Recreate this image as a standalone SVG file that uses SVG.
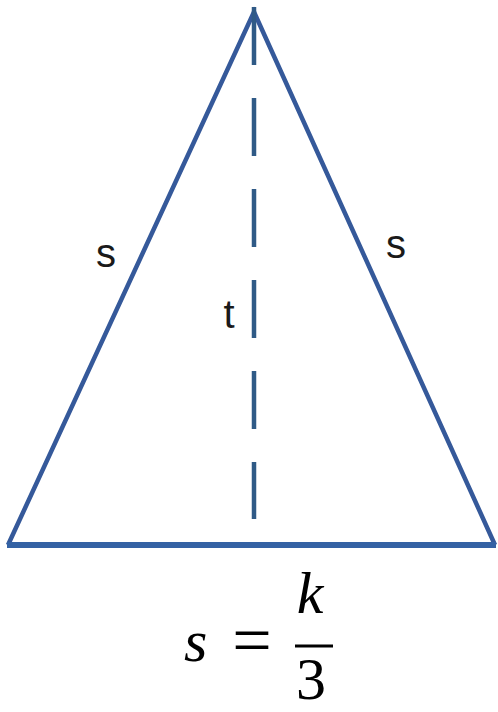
<svg xmlns="http://www.w3.org/2000/svg" width="498" height="712" viewBox="0 0 498 712">
<style>
.side{fill:none;stroke:#35599a;stroke-width:4.5;stroke-linejoin:miter}
.base{fill:none;stroke:#3462a4;stroke-width:6}
.height{stroke:#2f5a86;stroke-width:4.5;stroke-dasharray:58 33}
.lbl{font-family:"Liberation Sans",Arial,sans-serif;font-size:40px;fill:#1a1a1a;text-anchor:middle}
.math{font-family:"Liberation Serif","Times New Roman",serif;font-size:60px;fill:#000}
.it{font-style:italic}
</style>
<rect width="498" height="712" fill="#ffffff"/>
<g id="triangle">
<polyline class="side" points="8,545 254,12 495,545"/>
<line class="base" x1="7" y1="545" x2="496" y2="545"/>
</g>
<g id="connectors">
<line class="height" x1="254" y1="7" x2="254" y2="519"/>
</g>
<g id="labels">
<text class="lbl" x="106" y="267">s</text>
<text class="lbl" x="396" y="258">s</text>
<text class="lbl" x="229" y="328">t</text>
</g>
<g id="formula">
<text class="math it" x="184" y="661">s</text>
<text class="math" x="252" y="664" text-anchor="middle" style="font-size:70px">=</text>
<text class="math it" x="310" y="613" text-anchor="middle">k</text>
<line x1="295" y1="646" x2="333" y2="646" stroke="#000" stroke-width="3"/>
<text class="math" x="311" y="699" text-anchor="middle">3</text>
</g>
</svg>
....................
Reproduce the listing exactly. Leave its pictures out.

◆ CORRECT RESPONSE
Recreate this image as a standalone SVG file that uses SVG.
<svg xmlns="http://www.w3.org/2000/svg" width="498" height="712" viewBox="0 0 498 712">
<style>
.side{fill:none;stroke:#35599a;stroke-width:4.5;stroke-linejoin:miter}
.base{fill:none;stroke:#3462a4;stroke-width:6}
.height{stroke:#2f5a86;stroke-width:4.5;stroke-dasharray:58 33}
.lbl{font-family:"Liberation Sans",Arial,sans-serif;font-size:40px;fill:#1a1a1a;text-anchor:middle}
.math{font-family:"Liberation Serif","Times New Roman",serif;font-size:60px;fill:#000}
.it{font-style:italic}
</style>
<rect width="498" height="712" fill="#ffffff"/>
<g id="triangle">
<polyline class="side" points="8,545 254,12 495,545"/>
<line class="base" x1="7" y1="545" x2="496" y2="545"/>
</g>
<g id="connectors">
<line class="height" x1="254" y1="7" x2="254" y2="519"/>
</g>
<g id="labels">
<text class="lbl" x="106" y="267">s</text>
<text class="lbl" x="396" y="258">s</text>
<text class="lbl" x="229" y="328">t</text>
</g>
<g id="formula">
<text class="math it" x="184" y="661">s</text>
<text class="math" x="252" y="664" text-anchor="middle" style="font-size:70px">=</text>
<text class="math it" x="310" y="613" text-anchor="middle">k</text>
<line x1="295" y1="646" x2="333" y2="646" stroke="#000" stroke-width="3"/>
<text class="math" x="311" y="699" text-anchor="middle">3</text>
</g>
</svg>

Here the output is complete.